Jean Dutoya : Il y a la volonté que l’Éducation nationale soit effectivement plus accessible, et j’aurai le même discours que pour le service public de l’emploi. C’est une bonne chose que l’Éducation nationale puisse apporter une réponse de premier niveau en matière de matériel adapté et de personnel d’accompagnement. Pour l’orientation, cela dépend de ce que vous entendez : vers une classe Ulis ou également les IME, les ITEP, tous les établissements et services médico-sociaux ? En tout cas, l’Éducation nationale n’interviendrait pas sur l’orientation vers le médico-social, et donc il s’agit bien d’une réponse de premier niveau, quand il y a un besoin avéré, évident, partagé dans la communauté éducative pour apporter une réponse rapide. Cela n’exclut pas que la MDPH puisse être saisie, soit pour infirmer une décision de l’Éducation nationale, ou que la demande de la famille soit faite en première intention directement auprès de la MDPH en même temps que sa demande d’allocation par exemple. Cela va élargir le champ des possibles. [Le projet de loi de finances pour 2024, publié après cet entretien, transfère effectivement dans son article 53 cette réponse de premier niveau, mais confie à une nouvelle commission départementale spécifique l’examen des recours des familles contestant une décision de l’administration territoriale de l’Éducation nationale NDLR]

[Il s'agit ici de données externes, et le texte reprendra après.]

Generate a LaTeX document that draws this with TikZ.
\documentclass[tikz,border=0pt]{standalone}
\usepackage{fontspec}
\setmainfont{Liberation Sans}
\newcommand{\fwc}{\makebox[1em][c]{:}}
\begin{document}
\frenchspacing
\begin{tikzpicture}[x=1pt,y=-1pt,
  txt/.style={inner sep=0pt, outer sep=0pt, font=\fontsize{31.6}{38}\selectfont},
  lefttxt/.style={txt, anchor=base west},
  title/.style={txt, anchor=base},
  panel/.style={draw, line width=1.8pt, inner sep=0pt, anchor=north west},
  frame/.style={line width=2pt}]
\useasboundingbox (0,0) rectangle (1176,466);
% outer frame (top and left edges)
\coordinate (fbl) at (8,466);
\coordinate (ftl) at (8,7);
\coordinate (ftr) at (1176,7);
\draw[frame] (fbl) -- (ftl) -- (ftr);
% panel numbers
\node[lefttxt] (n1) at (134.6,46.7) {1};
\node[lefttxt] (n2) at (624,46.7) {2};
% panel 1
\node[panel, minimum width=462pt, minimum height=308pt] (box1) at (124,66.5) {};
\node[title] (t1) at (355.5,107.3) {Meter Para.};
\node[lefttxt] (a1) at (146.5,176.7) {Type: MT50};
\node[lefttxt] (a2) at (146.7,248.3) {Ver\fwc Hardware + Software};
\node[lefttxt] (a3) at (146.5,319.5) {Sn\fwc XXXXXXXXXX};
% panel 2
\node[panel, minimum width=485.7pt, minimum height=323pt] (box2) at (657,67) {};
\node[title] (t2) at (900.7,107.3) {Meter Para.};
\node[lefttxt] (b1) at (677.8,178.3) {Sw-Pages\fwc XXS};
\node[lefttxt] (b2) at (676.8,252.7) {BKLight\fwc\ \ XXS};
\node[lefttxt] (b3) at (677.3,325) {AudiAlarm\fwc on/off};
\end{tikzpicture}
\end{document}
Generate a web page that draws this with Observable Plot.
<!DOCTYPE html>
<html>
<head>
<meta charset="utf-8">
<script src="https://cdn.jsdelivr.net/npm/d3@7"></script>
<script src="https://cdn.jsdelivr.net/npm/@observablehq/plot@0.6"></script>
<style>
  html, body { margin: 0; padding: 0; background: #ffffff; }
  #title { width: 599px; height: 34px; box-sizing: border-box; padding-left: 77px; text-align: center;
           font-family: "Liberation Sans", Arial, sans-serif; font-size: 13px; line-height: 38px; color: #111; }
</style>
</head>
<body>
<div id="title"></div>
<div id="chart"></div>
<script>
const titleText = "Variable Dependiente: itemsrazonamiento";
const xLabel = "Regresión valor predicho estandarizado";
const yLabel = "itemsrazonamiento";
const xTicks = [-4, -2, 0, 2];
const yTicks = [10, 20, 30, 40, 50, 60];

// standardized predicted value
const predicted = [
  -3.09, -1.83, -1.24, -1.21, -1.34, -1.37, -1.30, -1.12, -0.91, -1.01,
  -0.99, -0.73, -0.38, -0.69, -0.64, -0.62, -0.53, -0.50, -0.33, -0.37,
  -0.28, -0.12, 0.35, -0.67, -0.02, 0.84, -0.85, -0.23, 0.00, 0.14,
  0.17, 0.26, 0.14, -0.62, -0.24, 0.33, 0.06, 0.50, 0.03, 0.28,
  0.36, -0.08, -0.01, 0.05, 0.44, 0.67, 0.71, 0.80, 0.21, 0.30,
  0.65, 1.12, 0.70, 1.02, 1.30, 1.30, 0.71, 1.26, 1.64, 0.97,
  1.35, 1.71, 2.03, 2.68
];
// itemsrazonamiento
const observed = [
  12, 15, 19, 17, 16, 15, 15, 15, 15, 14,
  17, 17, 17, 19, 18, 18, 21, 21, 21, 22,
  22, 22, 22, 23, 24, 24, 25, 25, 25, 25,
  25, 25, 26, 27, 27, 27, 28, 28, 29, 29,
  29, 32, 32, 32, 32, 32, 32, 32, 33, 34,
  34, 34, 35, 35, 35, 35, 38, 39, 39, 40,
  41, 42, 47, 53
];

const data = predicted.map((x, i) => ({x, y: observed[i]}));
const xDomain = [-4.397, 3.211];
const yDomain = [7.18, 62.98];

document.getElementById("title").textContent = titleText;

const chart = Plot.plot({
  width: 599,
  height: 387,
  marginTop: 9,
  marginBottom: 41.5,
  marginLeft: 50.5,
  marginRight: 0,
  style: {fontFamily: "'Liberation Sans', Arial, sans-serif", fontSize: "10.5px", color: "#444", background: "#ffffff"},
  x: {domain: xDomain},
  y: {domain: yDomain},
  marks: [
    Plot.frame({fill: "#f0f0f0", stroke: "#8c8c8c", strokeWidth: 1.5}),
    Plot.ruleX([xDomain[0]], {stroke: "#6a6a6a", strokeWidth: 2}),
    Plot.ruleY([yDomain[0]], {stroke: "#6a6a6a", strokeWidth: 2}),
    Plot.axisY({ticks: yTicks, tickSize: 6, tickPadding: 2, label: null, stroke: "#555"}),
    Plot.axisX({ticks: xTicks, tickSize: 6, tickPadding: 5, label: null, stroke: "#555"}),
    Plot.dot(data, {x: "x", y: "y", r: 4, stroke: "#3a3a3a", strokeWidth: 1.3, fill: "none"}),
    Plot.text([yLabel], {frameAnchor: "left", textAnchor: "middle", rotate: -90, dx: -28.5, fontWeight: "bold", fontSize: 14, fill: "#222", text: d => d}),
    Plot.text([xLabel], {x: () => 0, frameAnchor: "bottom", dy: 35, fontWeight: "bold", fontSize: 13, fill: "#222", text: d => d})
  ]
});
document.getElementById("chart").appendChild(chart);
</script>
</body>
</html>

Question : Le Gouvernement a annoncé la création d’un service public départemental de l’autonomie, compétent en matière d’inclusion, d’adaptation de l’habitat et d’accompagnement social qui laisse l’impression qu’il serait un guichet unique pour les personnes âgées ou handicapées faisant double emploi avec la MDPH…
Jean Dutoya : Les MDPH font partie des quatre acteurs centraux d’un service public de l’autonomie, et si je le dis autrement, il ne peut y avoir de service public de l’autonomie s’il n’y a pas ces quatre acteurs que sont le Département, l’Agence Régionale de Santé, la MDPH et et la Préfecture. Pour moi, les MDPH sont au coeur du dispositif, c’est l’illustration qu’elles sont complètement dans le circuit et la stratégie du Gouvernement pour l’offre de service national telle qu’elle souhaite être améliorée.
Question : Pour conclure, quel avenir entrevoyez-vous pour les MDPH ?
Jean Dutoya : Un aspect que vous n’avez pas relevé ici, et qui est pourtant dans la CNH la première mesure de simplification pour l’accès au droit des personnes, c’est le renforcement de l’accompagnement des personnes en situation de handicap et leurs aidants, avec des primo rendez-vous qui seraient proposés aux personnes qui sollicitent pour la première fois des droits liés au handicap, et le référent de parcours. Ce sont deux nouveautés dévolues aux MDPH. C’est la volonté d’élargir, d’intensifier, de systématiser l’accompagnement des personnes. Le public est bien défini : ceux qui sont confrontés pour la première fois au handicap et qui ont besoin de comprendre, s’orienter, repérer les bons interlocuteurs, avoir les bonnes clés de réponse. Je trouve que les MDPH sont bien positionnées dans le rôle d’être concentrées sur les besoins de la personne, pour avant tout évaluer ces besoins, et définir les réponses à y apporter. Il y a un nouveau challenge pour les MDPH : dans une société qui se veut plus accessible tant à l’école que dans l’emploi, les MDPH vont devoir interagir encore plus avec le service public de l’emploi et l’Éducation nationale, et en même temps être toujours au coeur des besoins de la personne.
Propos recueillis par Laurent Lejard, octobre 2023.